My understanding is that it's not the goal (hence my request to remove the dynamic word from the PR title) of this PR to have the same binary work on all chips. This PR only takes the lj_str_hash cleanup stuff from my patchset and leaves dynamic detection for a later date.

As for the rebase, the only thing to do here is to drop the _original_hash function since Mike has rewritten those bits.

siddhesh avatar Jan 13 '20 04:01 siddhesh

@siddhesh I see. Thanks for the clarification. I'm really looking forward to binary-level auto-scheduling for different microarchitectures.

agentzh avatar Jan 13 '20 05:01 agentzh

That's what #75 does; you can test it in action in moonjit.
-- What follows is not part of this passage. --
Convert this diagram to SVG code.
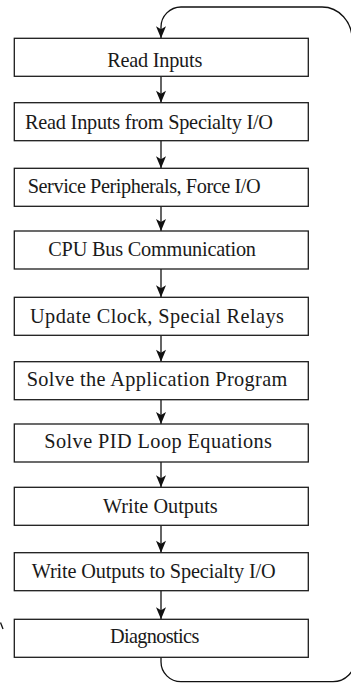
<svg xmlns="http://www.w3.org/2000/svg" width="351" height="683" viewBox="0 0 351 683">
  <style>
    .box rect { fill: #ffffff; stroke: #1c1c1c; stroke-width: 1.3; }
    .box text { font-family: "Liberation Serif", "Times New Roman", serif; font-size: 20.3px; fill: #1a1a1a; }
    .wire { fill: none; stroke: #111111; stroke-width: 1.3; }
  </style>
  <defs>
    <marker id="head" viewBox="0 0 12 10" refX="12" refY="5" markerWidth="13" markerHeight="10" markerUnits="userSpaceOnUse" orient="auto">
      <path d="M0,0 L12,5 L0,10 L3,5 Z" fill="#111111"/>
    </marker>
  </defs>
  <rect width="351" height="683" fill="#ffffff"/>

  <!-- connectors -->
  <g id="connectors">
    <!-- return loop over the top into the first step -->
    <path class="wire" d="M352,40 A30,32 0 0 0 322,7 H181 A20,20 0 0 0 161,27 V38.3" marker-end="url(#head)"/>
    <!-- step-to-step arrows -->
    <path class="wire" d="M161,76.3 V102.7" marker-end="url(#head)"/>
    <path class="wire" d="M161,140.7 V168.3" marker-end="url(#head)"/>
    <path class="wire" d="M161,206.3 V231" marker-end="url(#head)"/>
    <path class="wire" d="M161,269 V297.3" marker-end="url(#head)"/>
    <path class="wire" d="M161,335.3 V361.7" marker-end="url(#head)"/>
    <path class="wire" d="M161,399.7 V424" marker-end="url(#head)"/>
    <path class="wire" d="M161,462 V487.3" marker-end="url(#head)"/>
    <path class="wire" d="M161,525.3 V552.7" marker-end="url(#head)"/>
    <path class="wire" d="M161,590.7 V619.3" marker-end="url(#head)"/>
    <!-- return loop leaving the last step -->
    <path class="wire" d="M161,657.3 V661.7 A20,20 0 0 0 181,681.7 H333 A22,22 0 0 0 355,659.7"/>
    <path class="wire" d="M0.5,622.5 L3,629"/>
  </g>

  <g id="read-inputs" class="box">
    <rect x="14.3" y="38.3" width="294" height="38"/>
    <text x="107.3" y="66.5" textLength="95">Read Inputs</text>
  </g>
  <g id="read-specialty-io" class="box">
    <rect x="14.3" y="102.7" width="294" height="38"/>
    <text x="25" y="129.3" textLength="248">Read Inputs from Specialty I/O</text>
  </g>
  <g id="service-peripherals" class="box">
    <rect x="14.3" y="168.3" width="294" height="38"/>
    <text x="27.7" y="193.3" textLength="233">Service Peripherals, Force I/O</text>
  </g>
  <g id="cpu-bus" class="box">
    <rect x="14.3" y="231" width="294" height="38"/>
    <text x="48.3" y="256" textLength="207.7">CPU Bus Communication</text>
  </g>
  <g id="update-clock" class="box">
    <rect x="14.3" y="297.3" width="294" height="38"/>
    <text x="30" y="323.3" textLength="254">Update Clock, Special Relays</text>
  </g>
  <g id="solve-program" class="box">
    <rect x="14.3" y="361.7" width="294" height="38"/>
    <text x="26.7" y="386" textLength="260.6">Solve the Application Program</text>
  </g>
  <g id="solve-pid" class="box">
    <rect x="14.3" y="424" width="294" height="38"/>
    <text x="44.3" y="448.3" textLength="227.7">Solve PID Loop Equations</text>
  </g>
  <g id="write-outputs" class="box">
    <rect x="14.3" y="487.3" width="294" height="38"/>
    <text x="103" y="513.3">Write Outputs</text>
  </g>
  <g id="write-specialty-io" class="box">
    <rect x="14.3" y="552.7" width="294" height="38"/>
    <text x="31.7" y="578.3" textLength="244">Write Outputs to Specialty I/O</text>
  </g>
  <g id="diagnostics" class="box">
    <rect x="14.3" y="619.3" width="294" height="38"/>
    <text x="110" y="642.7" textLength="89.3">Diagnostics</text>
  </g>
</svg>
I think @thibaultcha has a plan to stage the changes in though (I don't fully understand how things fit into OpenResty, etc) so y'all might want to discuss that.

siddhesh avatar Jan 13 '20 14:01 siddhesh

@siddhesh Please have a look at the latest commit which adds the bits we previously mentioned to unconditionally build the binary with SSE4.2/CRC32.

thibaultcha avatar Jan 14 '20 00:01 thibaultcha

@thibaultcha I'm afraid that still does not help. I just skimmed through the patchset and building the entire binary with -msse4.2 is incorrect because it will not run on CPUs that don't have SSE4.2; the compiler is free to use SSE4.2 instructions wherever it sees fit throughout the code base whereas we want to use it only for the string hash function. That is why we need to build only the SSE4.2 bits with that flag. Likewise for the aarc64 crc32 function, although that's much less of a problem since crc32 is common on aarch64 servers.

siddhesh avatar Jan 14 '20 01:01 siddhesh

@thibaultcha I haven't had a chance to do a thorough review, but a quick skim gives me the impression that this should work correctly. I'll sync this into moonjit this weekend (since the patchset in moonjit is slightly different, only in some minor details and tests) and let you know if I find issues.

siddhesh avatar Jan 15 '20 17:01 siddhesh

As a general question, in order to be "dynamic", we have to replace direct, possibly inlinable, function calls to be indirectly function calls. Unfortunately, call-sites involved are pretty frequent. Do you see any performance penalty in your stress testing?

yangshuxin avatar Jan 21 '20 00:01 yangshuxin